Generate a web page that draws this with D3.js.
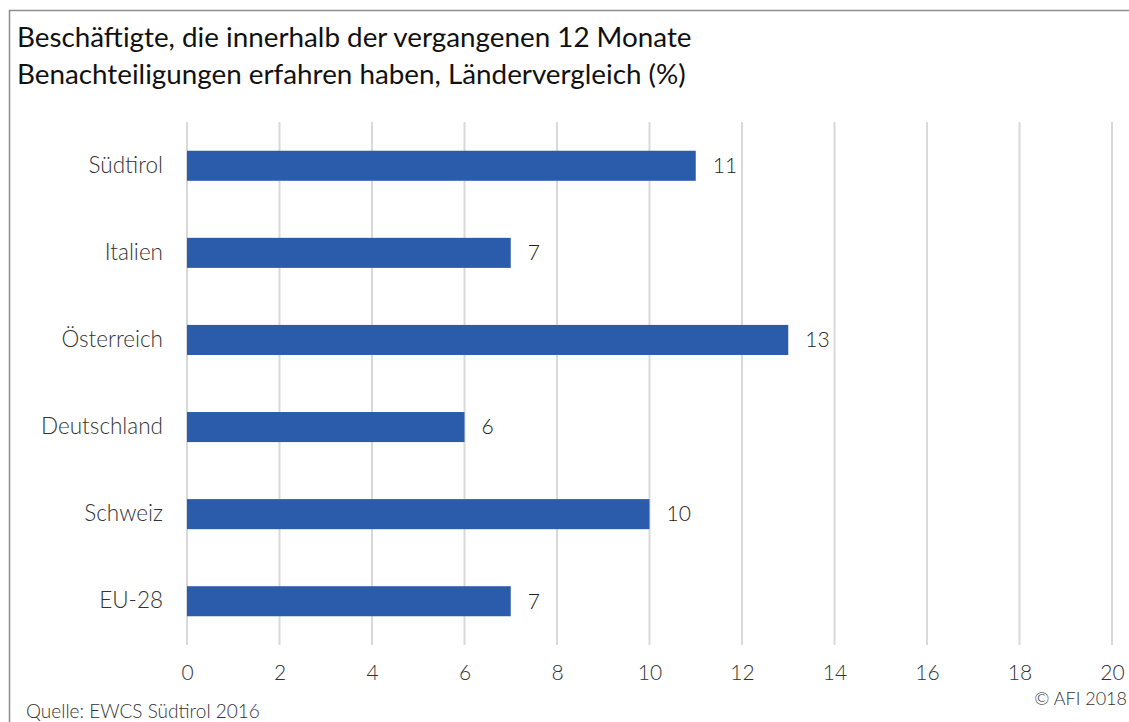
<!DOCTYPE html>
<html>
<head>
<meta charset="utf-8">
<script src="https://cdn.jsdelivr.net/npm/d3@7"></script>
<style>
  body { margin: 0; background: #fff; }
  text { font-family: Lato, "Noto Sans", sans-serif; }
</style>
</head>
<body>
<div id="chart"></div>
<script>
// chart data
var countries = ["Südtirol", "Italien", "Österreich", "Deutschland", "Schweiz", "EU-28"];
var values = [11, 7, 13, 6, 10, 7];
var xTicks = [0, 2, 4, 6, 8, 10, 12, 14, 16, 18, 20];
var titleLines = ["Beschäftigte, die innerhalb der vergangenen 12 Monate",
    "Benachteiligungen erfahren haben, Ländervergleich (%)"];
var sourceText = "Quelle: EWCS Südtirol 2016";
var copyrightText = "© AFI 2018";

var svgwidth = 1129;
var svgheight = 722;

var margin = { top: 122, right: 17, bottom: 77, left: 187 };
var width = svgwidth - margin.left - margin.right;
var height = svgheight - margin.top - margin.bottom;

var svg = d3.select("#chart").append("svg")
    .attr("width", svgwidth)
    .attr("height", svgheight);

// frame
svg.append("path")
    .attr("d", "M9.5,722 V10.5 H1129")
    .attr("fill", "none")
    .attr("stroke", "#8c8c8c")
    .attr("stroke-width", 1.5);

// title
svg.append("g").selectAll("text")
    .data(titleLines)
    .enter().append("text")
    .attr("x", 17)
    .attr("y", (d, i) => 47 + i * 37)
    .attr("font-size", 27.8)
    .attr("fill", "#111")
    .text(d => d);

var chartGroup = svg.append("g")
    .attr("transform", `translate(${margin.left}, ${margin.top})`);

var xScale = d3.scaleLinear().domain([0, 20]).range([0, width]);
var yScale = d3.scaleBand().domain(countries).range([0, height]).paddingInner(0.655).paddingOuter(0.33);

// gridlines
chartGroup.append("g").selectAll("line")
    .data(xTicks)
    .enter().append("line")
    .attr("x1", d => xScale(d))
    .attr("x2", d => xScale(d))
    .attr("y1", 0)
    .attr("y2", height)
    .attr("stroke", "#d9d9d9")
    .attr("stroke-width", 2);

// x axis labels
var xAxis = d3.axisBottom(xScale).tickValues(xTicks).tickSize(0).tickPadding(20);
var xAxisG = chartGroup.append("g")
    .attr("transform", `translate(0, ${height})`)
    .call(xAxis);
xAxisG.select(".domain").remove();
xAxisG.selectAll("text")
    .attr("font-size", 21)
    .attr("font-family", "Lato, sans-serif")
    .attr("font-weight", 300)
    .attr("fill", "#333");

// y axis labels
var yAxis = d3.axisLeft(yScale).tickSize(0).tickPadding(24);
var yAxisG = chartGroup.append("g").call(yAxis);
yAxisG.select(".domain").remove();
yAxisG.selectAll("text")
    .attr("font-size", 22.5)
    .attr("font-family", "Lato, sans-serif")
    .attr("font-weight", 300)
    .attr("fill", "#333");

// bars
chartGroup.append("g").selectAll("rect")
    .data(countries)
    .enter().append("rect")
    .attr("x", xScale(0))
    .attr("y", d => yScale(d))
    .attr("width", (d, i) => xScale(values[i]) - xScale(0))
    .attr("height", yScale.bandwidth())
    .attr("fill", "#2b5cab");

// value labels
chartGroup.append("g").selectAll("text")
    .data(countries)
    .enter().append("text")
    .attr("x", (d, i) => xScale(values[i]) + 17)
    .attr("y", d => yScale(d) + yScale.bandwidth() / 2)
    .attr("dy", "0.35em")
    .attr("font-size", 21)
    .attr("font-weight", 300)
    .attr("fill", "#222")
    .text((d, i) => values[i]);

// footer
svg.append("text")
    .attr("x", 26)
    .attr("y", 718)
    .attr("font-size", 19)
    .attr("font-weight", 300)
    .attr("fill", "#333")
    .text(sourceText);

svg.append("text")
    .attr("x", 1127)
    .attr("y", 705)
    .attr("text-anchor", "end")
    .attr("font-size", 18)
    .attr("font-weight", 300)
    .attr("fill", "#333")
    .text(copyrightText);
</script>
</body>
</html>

____________________

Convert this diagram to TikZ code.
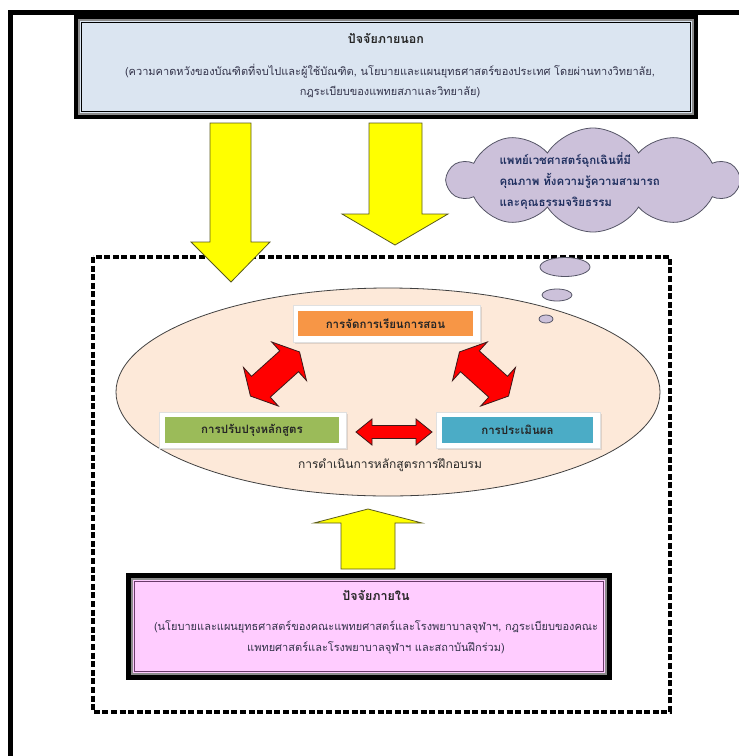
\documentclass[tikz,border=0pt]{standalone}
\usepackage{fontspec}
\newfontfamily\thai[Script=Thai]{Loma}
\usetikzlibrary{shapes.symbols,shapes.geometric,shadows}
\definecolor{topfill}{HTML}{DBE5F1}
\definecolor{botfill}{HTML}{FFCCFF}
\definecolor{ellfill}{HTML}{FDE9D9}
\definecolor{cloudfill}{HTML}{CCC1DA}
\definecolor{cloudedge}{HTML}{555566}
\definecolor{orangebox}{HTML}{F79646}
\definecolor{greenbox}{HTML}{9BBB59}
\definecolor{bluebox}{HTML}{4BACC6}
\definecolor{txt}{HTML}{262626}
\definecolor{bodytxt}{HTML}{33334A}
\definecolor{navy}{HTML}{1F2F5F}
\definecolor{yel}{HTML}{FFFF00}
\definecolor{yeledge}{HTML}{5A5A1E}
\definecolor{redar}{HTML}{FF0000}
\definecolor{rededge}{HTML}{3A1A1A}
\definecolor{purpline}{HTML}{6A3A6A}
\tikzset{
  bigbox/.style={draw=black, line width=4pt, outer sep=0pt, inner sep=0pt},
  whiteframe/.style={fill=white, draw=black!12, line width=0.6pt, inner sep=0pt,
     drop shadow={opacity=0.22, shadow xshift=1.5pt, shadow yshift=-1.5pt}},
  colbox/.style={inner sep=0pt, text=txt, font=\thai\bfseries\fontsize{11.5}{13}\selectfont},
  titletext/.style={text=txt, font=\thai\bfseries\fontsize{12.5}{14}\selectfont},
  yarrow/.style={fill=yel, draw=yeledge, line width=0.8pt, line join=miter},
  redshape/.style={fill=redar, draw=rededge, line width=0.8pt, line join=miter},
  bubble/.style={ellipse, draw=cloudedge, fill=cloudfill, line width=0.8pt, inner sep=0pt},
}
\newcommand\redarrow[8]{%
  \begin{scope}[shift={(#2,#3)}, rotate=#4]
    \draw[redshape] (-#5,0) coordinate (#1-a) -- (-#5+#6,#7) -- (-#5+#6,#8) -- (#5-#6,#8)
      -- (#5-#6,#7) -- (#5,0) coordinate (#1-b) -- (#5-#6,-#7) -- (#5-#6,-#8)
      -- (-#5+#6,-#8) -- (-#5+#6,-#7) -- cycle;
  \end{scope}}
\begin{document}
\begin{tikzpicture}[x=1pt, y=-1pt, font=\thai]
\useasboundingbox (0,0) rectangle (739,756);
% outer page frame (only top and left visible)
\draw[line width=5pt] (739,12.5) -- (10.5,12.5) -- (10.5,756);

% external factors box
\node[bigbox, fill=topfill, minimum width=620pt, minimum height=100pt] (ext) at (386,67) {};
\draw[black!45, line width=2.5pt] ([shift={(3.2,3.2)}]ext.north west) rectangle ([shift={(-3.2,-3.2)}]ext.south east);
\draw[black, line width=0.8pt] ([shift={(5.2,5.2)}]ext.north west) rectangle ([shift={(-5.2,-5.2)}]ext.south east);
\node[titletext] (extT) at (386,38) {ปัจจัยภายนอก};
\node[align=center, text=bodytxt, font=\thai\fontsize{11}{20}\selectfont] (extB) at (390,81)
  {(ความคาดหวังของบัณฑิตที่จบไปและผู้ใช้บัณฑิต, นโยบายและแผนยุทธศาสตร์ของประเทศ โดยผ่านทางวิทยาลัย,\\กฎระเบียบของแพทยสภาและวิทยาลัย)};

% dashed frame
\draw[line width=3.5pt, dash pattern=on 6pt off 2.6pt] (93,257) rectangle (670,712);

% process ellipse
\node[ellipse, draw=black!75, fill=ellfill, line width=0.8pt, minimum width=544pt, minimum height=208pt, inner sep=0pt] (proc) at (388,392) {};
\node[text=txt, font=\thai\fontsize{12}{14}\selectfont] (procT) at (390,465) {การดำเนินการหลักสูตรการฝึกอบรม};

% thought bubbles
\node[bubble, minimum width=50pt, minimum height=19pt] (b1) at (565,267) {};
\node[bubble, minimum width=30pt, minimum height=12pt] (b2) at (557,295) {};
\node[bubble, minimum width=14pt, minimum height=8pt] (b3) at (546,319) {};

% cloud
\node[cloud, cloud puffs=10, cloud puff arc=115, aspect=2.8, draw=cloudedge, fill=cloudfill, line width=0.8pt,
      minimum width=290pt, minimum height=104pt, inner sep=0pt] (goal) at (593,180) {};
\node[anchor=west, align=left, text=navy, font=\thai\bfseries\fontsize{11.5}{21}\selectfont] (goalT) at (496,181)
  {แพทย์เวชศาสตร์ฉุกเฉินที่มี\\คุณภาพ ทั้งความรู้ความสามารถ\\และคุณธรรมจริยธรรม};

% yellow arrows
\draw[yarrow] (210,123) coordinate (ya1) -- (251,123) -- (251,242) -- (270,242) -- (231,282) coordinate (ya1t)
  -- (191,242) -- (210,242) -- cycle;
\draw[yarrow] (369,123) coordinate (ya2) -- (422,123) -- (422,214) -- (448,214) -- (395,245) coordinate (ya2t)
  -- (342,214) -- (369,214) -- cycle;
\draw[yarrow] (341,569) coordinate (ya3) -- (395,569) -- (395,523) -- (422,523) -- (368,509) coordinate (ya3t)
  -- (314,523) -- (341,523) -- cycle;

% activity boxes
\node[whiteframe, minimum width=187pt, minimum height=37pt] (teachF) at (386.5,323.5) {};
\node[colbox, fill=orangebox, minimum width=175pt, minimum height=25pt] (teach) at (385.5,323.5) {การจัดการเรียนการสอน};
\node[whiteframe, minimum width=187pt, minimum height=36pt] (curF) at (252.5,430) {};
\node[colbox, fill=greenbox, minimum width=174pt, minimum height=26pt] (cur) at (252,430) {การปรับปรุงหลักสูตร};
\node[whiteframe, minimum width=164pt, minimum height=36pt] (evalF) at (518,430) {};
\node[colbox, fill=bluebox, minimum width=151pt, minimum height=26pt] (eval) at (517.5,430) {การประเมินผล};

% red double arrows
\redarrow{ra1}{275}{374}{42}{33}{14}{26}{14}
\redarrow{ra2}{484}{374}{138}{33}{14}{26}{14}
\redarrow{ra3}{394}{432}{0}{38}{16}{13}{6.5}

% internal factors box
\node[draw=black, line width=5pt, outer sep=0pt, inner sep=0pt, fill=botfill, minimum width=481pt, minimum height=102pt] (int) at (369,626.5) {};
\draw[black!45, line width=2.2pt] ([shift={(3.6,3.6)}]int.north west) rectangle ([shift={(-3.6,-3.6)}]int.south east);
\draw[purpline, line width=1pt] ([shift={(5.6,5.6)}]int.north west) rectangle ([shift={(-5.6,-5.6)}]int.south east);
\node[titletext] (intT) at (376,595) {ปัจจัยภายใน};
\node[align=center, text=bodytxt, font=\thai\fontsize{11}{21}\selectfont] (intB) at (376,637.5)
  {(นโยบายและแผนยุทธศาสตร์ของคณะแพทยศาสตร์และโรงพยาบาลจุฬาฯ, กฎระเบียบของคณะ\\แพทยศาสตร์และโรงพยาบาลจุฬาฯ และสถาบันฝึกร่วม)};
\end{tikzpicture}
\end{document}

____________________

§ WHAT YOU SHOULD DO: In the entries above, find the line that contains "Generate a web" and the line that contains "var height = svgheight". Reproduce exactly those two lines and every line between them, but not the pictures.

§ FULL SOLUTION:
Generate a web page that draws this with D3.js.
<!DOCTYPE html>
<html>
<head>
<meta charset="utf-8">
<script src="https://cdn.jsdelivr.net/npm/d3@7"></script>
<style>
  body { margin: 0; background: #fff; }
  text { font-family: Lato, "Noto Sans", sans-serif; }
</style>
</head>
<body>
<div id="chart"></div>
<script>
// chart data
var countries = ["Südtirol", "Italien", "Österreich", "Deutschland", "Schweiz", "EU-28"];
var values = [11, 7, 13, 6, 10, 7];
var xTicks = [0, 2, 4, 6, 8, 10, 12, 14, 16, 18, 20];
var titleLines = ["Beschäftigte, die innerhalb der vergangenen 12 Monate",
    "Benachteiligungen erfahren haben, Ländervergleich (%)"];
var sourceText = "Quelle: EWCS Südtirol 2016";
var copyrightText = "© AFI 2018";

var svgwidth = 1129;
var svgheight = 722;

var margin = { top: 122, right: 17, bottom: 77, left: 187 };
var width = svgwidth - margin.left - margin.right;
var height = svgheight - margin.top - margin.bottom;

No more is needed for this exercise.